Anjini doesn’t believe in rules in the world of art. “I have been a painter who doesn’t believe in mathematics of 2 + 2 = 4. I advocate full freedom when we talk about art. My paintings should pass on positive energy, therefore the use of bright colours to make them lively. It’s also why I am lovingly called ‘Colourman’ in art fraternity,” the Indian artist explains.
All through his working life, he kept his passion for art alive by painting motifs inspired by nature on dresses, shirts and sarees. “During the 60s, Fevicryl and Camlin started fabric colours. I experimented a lot with them. My wife preferred wearing only my hand-painted sarees. This made me quite an experienced fabric painter,” he adds.

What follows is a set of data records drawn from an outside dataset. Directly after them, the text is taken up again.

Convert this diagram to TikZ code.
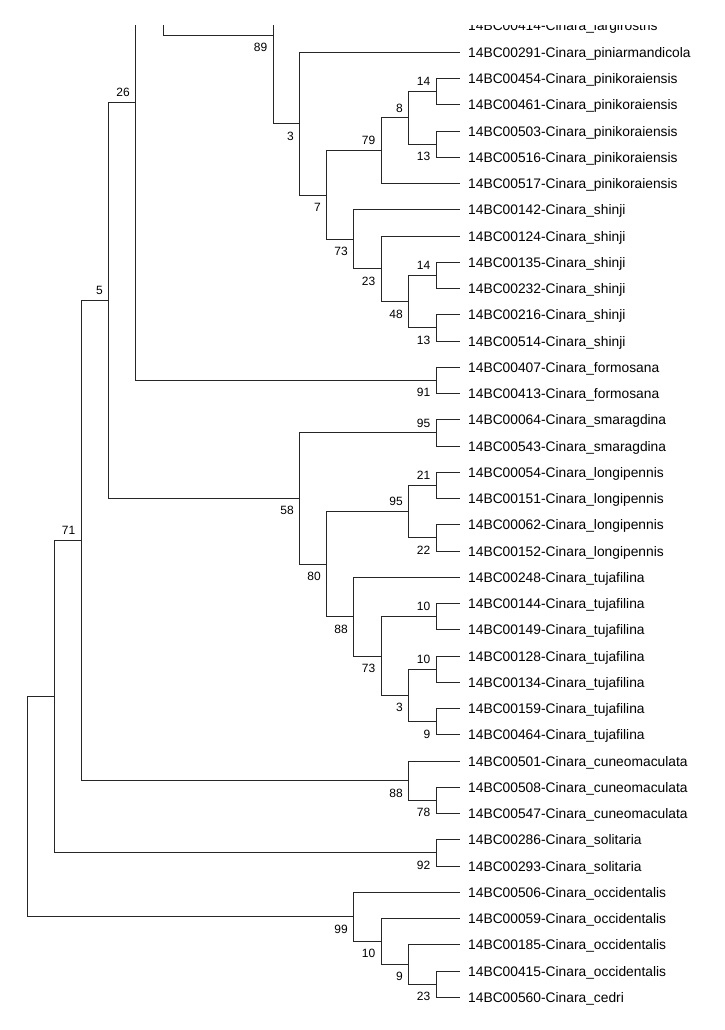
\documentclass[tikz,border=0pt]{standalone}
\usepackage{fontspec}
\setmainfont{Liberation Sans}
\tikzset{
  branch/.style={line width=0.9pt, black!85},
  tip/.style={anchor=base west, inner sep=0pt, font=\fontsize{13.8}{16}\selectfont},
  boot/.style={anchor=east, inner sep=0pt, xshift=-5.5pt, font=\fontsize{12}{14}\selectfont},
  bootup/.style={boot, yshift=10pt},
  bootdn/.style={boot, yshift=-12.3pt},
}

\begin{document}
\begin{tikzpicture}[x=1pt, y=-1pt]
  \useasboundingbox (0,0) rectangle (724,1030);
  \begin{scope}
  \clip (0,26) rectangle (724,1030);
  % leaves
  \foreach \i/\lbl in {0/14BC00414-Cinara\_largirostris, 1/14BC00291-Cinara\_piniarmandicola,
      2/14BC00454-Cinara\_pinikoraiensis, 3/14BC00461-Cinara\_pinikoraiensis,
      4/14BC00503-Cinara\_pinikoraiensis, 5/14BC00516-Cinara\_pinikoraiensis,
      6/14BC00517-Cinara\_pinikoraiensis, 7/14BC00142-Cinara\_shinji,
      8/14BC00124-Cinara\_shinji, 9/14BC00135-Cinara\_shinji, 10/14BC00232-Cinara\_shinji,
      11/14BC00216-Cinara\_shinji, 12/14BC00514-Cinara\_shinji,
      13/14BC00407-Cinara\_formosana, 14/14BC00413-Cinara\_formosana,
      15/14BC00064-Cinara\_smaragdina, 16/14BC00543-Cinara\_smaragdina,
      17/14BC00054-Cinara\_longipennis, 18/14BC00151-Cinara\_longipennis,
      19/14BC00062-Cinara\_longipennis, 20/14BC00152-Cinara\_longipennis,
      21/14BC00248-Cinara\_tujafilina, 22/14BC00144-Cinara\_tujafilina,
      23/14BC00149-Cinara\_tujafilina, 24/14BC00128-Cinara\_tujafilina,
      25/14BC00134-Cinara\_tujafilina, 26/14BC00159-Cinara\_tujafilina,
      27/14BC00464-Cinara\_tujafilina, 28/14BC00501-Cinara\_cuneomaculata,
      29/14BC00508-Cinara\_cuneomaculata, 30/14BC00547-Cinara\_cuneomaculata,
      31/14BC00286-Cinara\_solitaria, 32/14BC00293-Cinara\_solitaria,
      33/14BC00506-Cinara\_occidentalis, 34/14BC00059-Cinara\_occidentalis,
      35/14BC00185-Cinara\_occidentalis, 36/14BC00415-Cinara\_occidentalis,
      37/14BC00560-Cinara\_cedri} {
    \coordinate (l\i) at (460, 26+26.25*\i);
    \node[tip] (t\i) at (468, 31+26.25*\i) {\lbl};
  }
  % internal nodes (nA, h89 lie above the cut)
  \foreach \nm/\x/\y in {root/27/806.8, nIng/54/696.67, n71/81/540.47, n5/108.5/300.25,
      n26/135.5/102, nA/163/-176.4, n89/273/35, h89/299.5/-53.6, n3a/299.5/123.62,
      n7/326.5/194.99, n79/381/150.69, n8/408.5/117.88, n14a/436/91.63, n13a/436/144.13,
      n73a/353.5/239.28, n23/381/268.81, n48/408.5/301.63, n14b/436/275.38,
      n13b/436/327.88, n91/436/380.38, n58/299.5/498.5, n95a/436/432.88,
      n80/326.5/564.13, n95b/408.5/511.63, n21/436/485.38, n22/436/537.88,
      n88a/353.5/616.63, n73b/381/656, n10a/436/616.63, n3b/408.5/695.38,
      n10b/436/669.13, n9a/436/721.63, n88b/408.5/780.69, n78/436/800.38,
      n92/436/852.88, n99/353.5/916.86, n10c/381/941.47, n9b/408.5/964.44,
      n23c/436/984.13}
    \coordinate (\nm) at (\x,\y);
  % branches
  \foreach \p/\c in {root/nIng, root/n99, nIng/n71, nIng/n92, n71/n5, n71/n88b,
      n5/n26, n5/n58, n26/nA, n26/n91, nA/n89, n89/h89, n89/n3a,
      n3a/l1, n3a/n7, n7/n79, n7/n73a, n79/n8, n79/l6, n8/n14a, n8/n13a,
      n14a/l2, n14a/l3, n13a/l4, n13a/l5, n73a/l7, n73a/n23, n23/l8, n23/n48,
      n48/n14b, n48/n13b, n14b/l9, n14b/l10, n13b/l11, n13b/l12, n91/l13, n91/l14,
      n58/n95a, n58/n80, n95a/l15, n95a/l16, n80/n95b, n80/n88a,
      n95b/n21, n95b/n22, n21/l17, n21/l18, n22/l19, n22/l20,
      n88a/l21, n88a/n73b, n73b/n10a, n73b/n3b, n10a/l22, n10a/l23,
      n3b/n10b, n3b/n9a, n10b/l24, n10b/l25, n9a/l26, n9a/l27,
      n88b/l28, n88b/n78, n78/l29, n78/l30, n92/l31, n92/l32,
      n99/l33, n99/n10c, n10c/l34, n10c/n9b, n9b/l35, n9b/n23c,
      n23c/l36, n23c/l37}
    \draw[branch] (\p) |- (\c);
  % bootstrap values
  \foreach \nm/\bs in {n79/79, n8/8, n14a/14, n14b/14, n26/26, n5/5, n95a/95,
      n95b/95, n21/21, n10a/10, n10b/10, n71/71}
    \node[bootup] (b-\nm) at (\nm) {\bs};
  \foreach \nm/\bs in {n89/89, n3a/3, n7/7, n13a/13, n73a/73, n23/23, n48/48,
      n13b/13, n91/91, n58/58, n80/80, n22/22, n88a/88, n73b/73, n3b/3, n9a/9,
      n88b/88, n78/78, n92/92, n99/99, n10c/10, n9b/9, n23c/23}
    \node[bootdn] (b-\nm) at (\nm) {\bs};
  \end{scope}
\end{tikzpicture}
\end{document}
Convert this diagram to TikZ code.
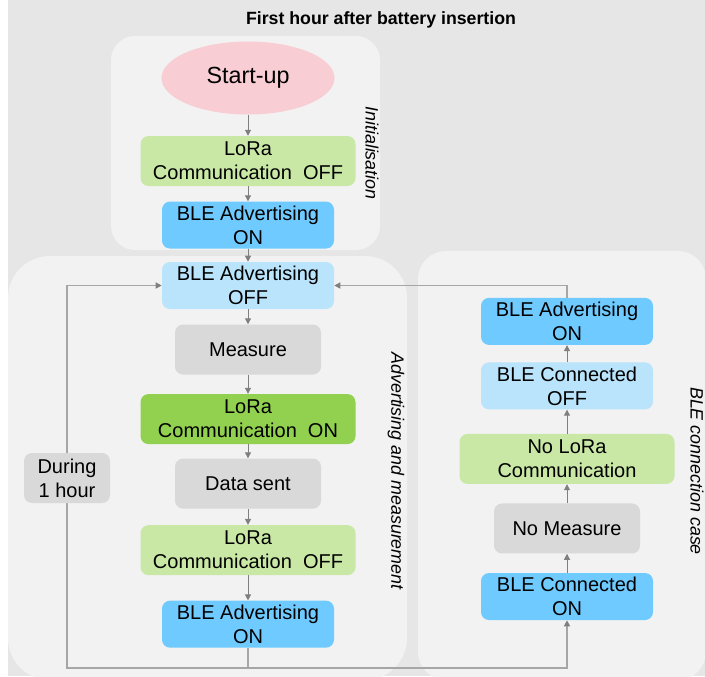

In Dubai, he got the opportunity to work on fabric painting with some of the biggest names in haute couture like Akee and Walid Attalah. Shirts, denim, belts and shoes, had his customised motifs on them. Recently, he showcased his hand-painted saree collection at a fashion show at Dubai’s floating hotel Queen Elizabeth 2. “I am happy that painting is not my livelihood. I paint for my pleasure and happiness. Rest is a bonus and reward,” he smiles.
Love for MF Husain
The legendary MF Husain greatly influenced Anjini. As a youngster, he would often travel from Yamuna Nagar to Delhi to meet his idol. “Either in Dhoomimall Art Gallery or Open Coffee House at Connaught Place. Fortunately, I also got a chance to meet my ustaad in Dubai when he shifted his base to the Middle East,” he adds.
Three-four hours of painting daily, his weekends are for family. “I am also very fond of cooking, especially meat, or paani puri, dahi vada and some fusion dishes,” says the painter who likes a game of billiards once in a while.
“My plan for 2022 is to take part in the upcoming World Art Dubai and exhibit my new works on canvas and a fashion show of my hand-painted sarees,” the Indian artist reveals.
He’d like to leave his paintings to the next generation. Learning new things eggs him on, and he feels it’s important to let people, especially youngsters pursue their dreams, instead of waiting for decades like he did.